A couple years ago, I started a new 4th Edition campaign for some friends. I had slaughtered them all twice before: once during the second session of Scales of War and again during my Freeport campaign (the classic d20 adventures published by Green Ronin Publishing). I felt bad. Really. So we started again, and I promised I would do a better job at not slaughtering my friends’ characters. I turned to the classic Age of Worms campaign (one I had started and stopped a couple times) and whipped up (and by whipped up, I mean labored for many long hours) a conversion of Erik Mona’s “Whispering Cairn.” The players brought in their characters. They dialed back a bit on the madness—no shardminds please! And we got started. One memory stood out from this short-lived excursion into the world of Greyhawk. Fast Runner.

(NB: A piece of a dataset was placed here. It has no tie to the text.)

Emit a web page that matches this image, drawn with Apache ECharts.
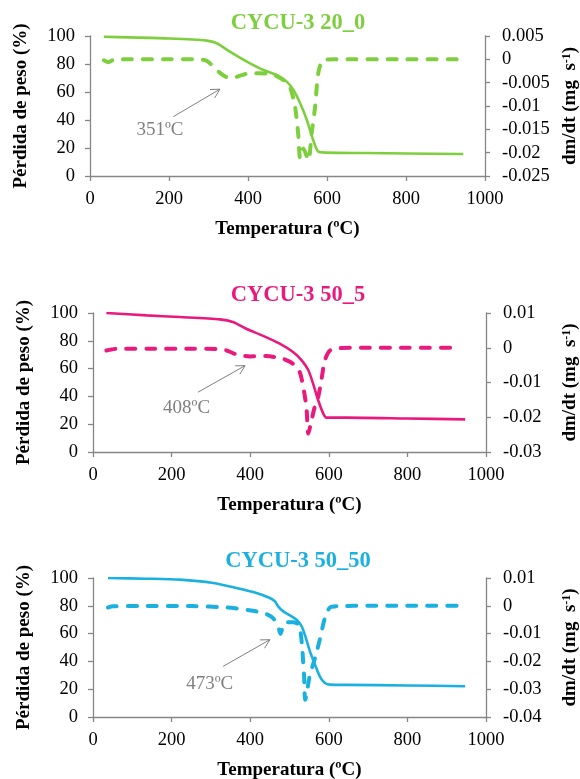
<!DOCTYPE html>
<html>
<head>
<meta charset="utf-8">
<script src="https://cdn.jsdelivr.net/npm/echarts@6/dist/echarts.min.js"></script>
<style>
  html, body { margin: 0; padding: 0; background: #fff; }
  #chart { width: 580px; height: 779px; }
</style>
</head>
<body>
<div id="chart"></div>
<script>
// Thermogravimetric curves (mass %) and their derivatives (mg/s) for three CYCU-3 samples.

// --- CYCU-3 20_0 ---
const tempTG1 = [35, 100, 200, 295, 321, 354, 397, 439, 473, 498, 515, 532, 549, 565, 578, 599, 700, 800, 945];
const massTG1 = [99.5, 99.0, 98.2, 96.7, 94.8, 88.8, 81.7, 75.7, 72.1, 67.4, 61.4, 51.9, 40.0, 25.7, 17.4, 16.7, 16.4, 16.1, 15.7];
const tempDTG1 = [35, 46, 60, 100, 200, 278, 295, 312, 329, 346, 363, 380, 397, 430, 464, 489, 506, 519, 527, 532, 540, 553, 561, 570, 578, 591, 620, 800, 932];
const rateDTG1 = [-0.0002, -0.0006, -0.0001, 0, 0, 0, -0.0003, -0.0015, -0.0029, -0.0038, -0.0039, -0.0035, -0.0031, -0.0030, -0.0033, -0.0044, -0.0059, -0.0101, -0.0159, -0.0212, -0.0191, -0.0216, -0.0159, -0.0101, -0.0029, -0.0001, 0, 0, 0];
const arrow1 = [211, 42.4, 329, 62.0, 177, 32.9];
const peak1 = '351ºC';

// --- CYCU-3 50_5 ---
const tempTG2 = [34, 136, 221, 323, 356, 390, 433, 475, 509, 531, 548, 560, 573, 586, 594, 645, 800, 947];
const massTG2 = [100, 98.3, 97.1, 95.4, 93.5, 88.7, 83.5, 77.9, 71.9, 65.9, 58.8, 49.2, 37.2, 27.6, 24.7, 24.7, 24.1, 23.5];
const tempDTG2 = [34, 47, 60, 150, 250, 323, 340, 365, 399, 441, 484, 509, 526, 535, 543, 548, 556, 564, 573, 581, 590, 603, 628, 700, 800, 934];
const rateDTG2 = [-0.0008, -0.0005, -0.0003, -0.0003, -0.0003, -0.0004, -0.0008, -0.0019, -0.0025, -0.0024, -0.0032, -0.0046, -0.0070, -0.0113, -0.0171, -0.0247, -0.0209, -0.0171, -0.0142, -0.0094, -0.0036, -0.0008, -0.0001, 0, 0, 0];
const arrow2 = [267, 43.0, 387, 62.1, 238, 32.0];
const peak2 = '408ºC';

// --- CYCU-3 50_50 ---
const tempTG3 = [38, 136, 221, 306, 365, 416, 450, 463, 471, 484, 501, 518, 531, 539, 552, 565, 577, 590, 603, 645, 800, 947];
const massTG3 = [100, 99.5, 98.8, 96.4, 92.8, 89.2, 85.6, 83.2, 79.6, 76.0, 73.1, 70.0, 65.2, 59.2, 47.2, 37.6, 29.3, 24.5, 23.3, 23.1, 22.7, 22.1];
const tempDTG3 = [38, 51, 120, 250, 340, 373, 407, 441, 458, 471, 477, 485, 492, 509, 522, 528, 533, 537, 540, 552, 565, 577, 590, 603, 628, 700, 800, 934];
const rateDTG3 = [-0.0006, -0.0002, -0.0001, -0.0001, -0.0006, -0.0011, -0.0018, -0.0030, -0.0044, -0.0074, -0.0101, -0.0068, -0.0059, -0.0059, -0.0066, -0.0092, -0.0164, -0.0248, -0.0338, -0.0248, -0.0188, -0.0122, -0.0044, -0.0006, -0.0001, 0, 0, 0];
const arrow3 = [331, 36.4, 450, 55.6, 297, 24.0];
const peak3 = '473ºC';

const xTicks = { min: 0, max: 1000, interval: 200 };
const massTicks = { min: 0, max: 100, interval: 20 };

const FONT = '"Liberation Serif","Times New Roman",serif';
const AXIS_GRAY = '#868686';
const NOTE_GRAY = '#808080';

const zip = (a, b) => a.map((v, i) => [v, b[i]]);

const panels = [
  { title: 'CYCU-3 20_0', color: '#7DCF3E', grid: { left: 90, right: 95, top: 36, height: 140 }, titleY: 19,
    rate: { min: -0.025, max: 0.005, interval: 0.005 },
    tg: zip(tempTG1, massTG1), dtg: zip(tempDTG1, rateDTG1), arrow: arrow1, note: peak1 },
  { title: 'CYCU-3 50_5', color: '#E9197D', grid: { left: 93, right: 94, top: 313, height: 139 }, titleY: 291,
    rate: { min: -0.03, max: 0.01, interval: 0.01 },
    tg: zip(tempTG2, massTG2), dtg: zip(tempDTG2, rateDTG2), arrow: arrow2, note: peak2 },
  { title: 'CYCU-3 50_50', color: '#1AB0E0', grid: { left: 93, right: 94, top: 578, height: 139 }, titleY: 557,
    rate: { min: -0.04, max: 0.01, interval: 0.01 },
    tg: zip(tempTG3, massTG3), dtg: zip(tempDTG3, rateDTG3), arrow: arrow3, note: peak3 }
];

const axisLine = { show: true, lineStyle: { color: AXIS_GRAY, width: 1.3 } };
const axisTick = { show: true, inside: false, length: 5, lineStyle: { color: AXIS_GRAY, width: 1.3 } };
const tickLabel = { color: '#000', fontFamily: FONT, fontSize: 18.5 };
const axisName = { color: '#000', fontFamily: FONT, fontSize: 19, fontWeight: 'bold' };

const option = {
  animation: false,
  backgroundColor: '#fff',
  title: [], grid: [], xAxis: [], yAxis: [], series: []
};

panels.forEach((p, i) => {
  option.title.push({
    text: p.title, left: 293, top: p.titleY - 12, textAlign: 'center',
    textStyle: { color: p.color, fontFamily: FONT, fontSize: 22.5, fontWeight: 'bold' }
  });
  option.grid.push({ ...p.grid, containLabel: false, outerBoundsMode: 'none' });
  option.xAxis.push({
    type: 'value', gridIndex: i, ...xTicks,
    name: 'Temperatura (ºC)', nameLocation: 'middle', nameGap: 44, nameTextStyle: axisName,
    axisLine, axisTick, splitLine: { show: false },
    axisLabel: { ...tickLabel, margin: 14, formatter: v => String(v) }
  });
  option.yAxis.push({
    type: 'value', gridIndex: i, position: 'left', ...massTicks,
    name: 'Pérdida de peso (%)', nameLocation: 'middle', nameRotate: 90, nameGap: 59, nameTextStyle: axisName,
    axisLine, axisTick, splitLine: { show: false },
    axisLabel: { ...tickLabel, margin: 15 }
  });
  option.yAxis.push({
    type: 'value', gridIndex: i, position: 'right', ...p.rate,
    name: 'dm/dt (mg  s{sup|-1})', nameLocation: 'middle', nameRotate: 90, nameGap: 75,
    nameTextStyle: { ...axisName, rich: { sup: { fontFamily: FONT, fontSize: 12, fontWeight: 'bold', color: '#000', verticalAlign: 'top' } } },
    axisLine, axisTick, splitLine: { show: false },
    axisLabel: { ...tickLabel, margin: 17 }
  });
  const yl = i * 2, yr = i * 2 + 1;
  option.series.push({
    type: 'line', xAxisIndex: i, yAxisIndex: yl, data: p.tg, showSymbol: false, smooth: 0.25,
    lineStyle: { color: p.color, width: 2.6 }, z: 3
  });
  option.series.push({
    type: 'line', xAxisIndex: i, yAxisIndex: yr, data: p.dtg, showSymbol: false, smooth: 0.25,
    lineStyle: { color: p.color, width: 4, type: [9, 11], cap: 'round' }, z: 2
  });
  // Peak annotation: open arrow plus temperature label, in mass-axis coordinates
  option.series.push({
    type: 'custom', xAxisIndex: i, yAxisIndex: yl, data: [p.arrow], silent: true, z: 4,
    renderItem: (params, api) => {
      const t = api.coord([api.value(0), api.value(1)]);
      const h = api.coord([api.value(2), api.value(3)]);
      const c = api.coord([api.value(4), api.value(5)]);
      const ang = Math.atan2(h[1] - t[1], h[0] - t[0]);
      const L = 10, a = 0.5;
      const w1 = [h[0] - L * Math.cos(ang - a), h[1] - L * Math.sin(ang - a)];
      const w2 = [h[0] - L * Math.cos(ang + a), h[1] - L * Math.sin(ang + a)];
      return {
        type: 'group',
        children: [
          { type: 'line', shape: { x1: t[0], y1: t[1], x2: h[0], y2: h[1] }, style: { stroke: NOTE_GRAY, lineWidth: 1 } },
          { type: 'polyline', shape: { points: [w1, h, w2] }, style: { stroke: NOTE_GRAY, lineWidth: 1, fill: null } },
          { type: 'text', x: c[0], y: c[1], style: { text: p.note, fill: NOTE_GRAY, font: '19px ' + FONT, align: 'center', verticalAlign: 'middle' } }
        ]
      };
    }
  });
});

const chart = echarts.init(document.getElementById('chart'), null, { renderer: 'canvas' });
chart.setOption(option);
</script>
</body>
</html>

My friend Ian, who is not a min-max sort of player, chose for his paladin the Fast Runner feat at 1st level. He never mentioned it. He never talked about it. He just made that choice and played the game. At some point, someone asked him about his feat. He revealed it and earned a lot of gentle (and not-so-gentle) ribbing and laughter from his fellow players. By the rules, there’s nothing wrong with this choice. Nothing at all! In fact, it was a choice that supported his character concept. Sure, he probably would have been better off with some sort of expertise feat or damage booster or something that would let him win D&D. But he didn’t. And that’s great.
There’s a big, lumpy, ugly thing sitting in my little attic (head space), and I keep walking around it to look at it from a different angle. Basically, this thing is the supposed equivalence between combat options and noncombat options. Back in 3rd Edition, I thought that because Alertness and Power Attack used the same currency for acquisition, they had to be the same. And maybe, when the game had only fifty or so feats, they were close enough. But 3.5 gave us a slew of feats granting a +2 bonus to two skills at the same time as well as feats that granted clear mechanical advantages in combat (revised Power Attack) and with magic (DC-boosters). The more feats added to the game, the clearer it became that even though these feats all cost the same thing, you got different bang for your buck, both in terms of play style and in terms of actual mechanical weight. Unless you played in the Tying Knots RPG, having Skill Focus (Use Rope) was always a poor choice compared to Anvil of Thunder (Complete Warrior).
There are lots of things I’ve fought for with the next incarnation of our beloved RPG, but cleaning up this false equivalence has been one of my top priorities. Looking at the three pillars we’ve discussed (exploration, roleplaying, and killing things . . . er . . . combat), it’s tempting to have all our mechanics speak to these pillars equally. A class should refer back to the big three, just as should race and other choice points. It’s not hard to include something for each pillar in the larger mechanical choices. A class has enough room to do all this. But does a feat?
The previous editions expected that you could have exploration, roleplaying, and combat feats. If feats carry some of our expected mechanical weight, characters who choose all roleplaying feats lag way behind characters who mix it up or focus on a single pillar. Now we could move to make sure that each feat addresses all three pillars. Power Attack, for example, could give you a combat boost, an edge when you’re trying to intimidate a prisoner, and a bonus to hack down doors. This works for Power Attack just fine. Alertness might give you a boost to sense when someone’s lying, a boost to perception, and a boost to initiative checks. OK. This could work. The problem is that feats swell in size, which means we’d likely do fewer of them. Doing fewer of them means fewer choices and also incentivizes us to deliver them less frequently.
Now we could do this another way. We could just bite the bullet and say feats are generally combat focused. Feats reflect customization options that speak directly to the combat pillar. Then we could let skills (delivered through backgrounds) carry the weight of exploration and interaction. And then we could have a third element, call them traits, to address the roleplaying pillar. This ensures that we never have to worry about Power Attack = Fast Hands = Ennui, because they’re all different things.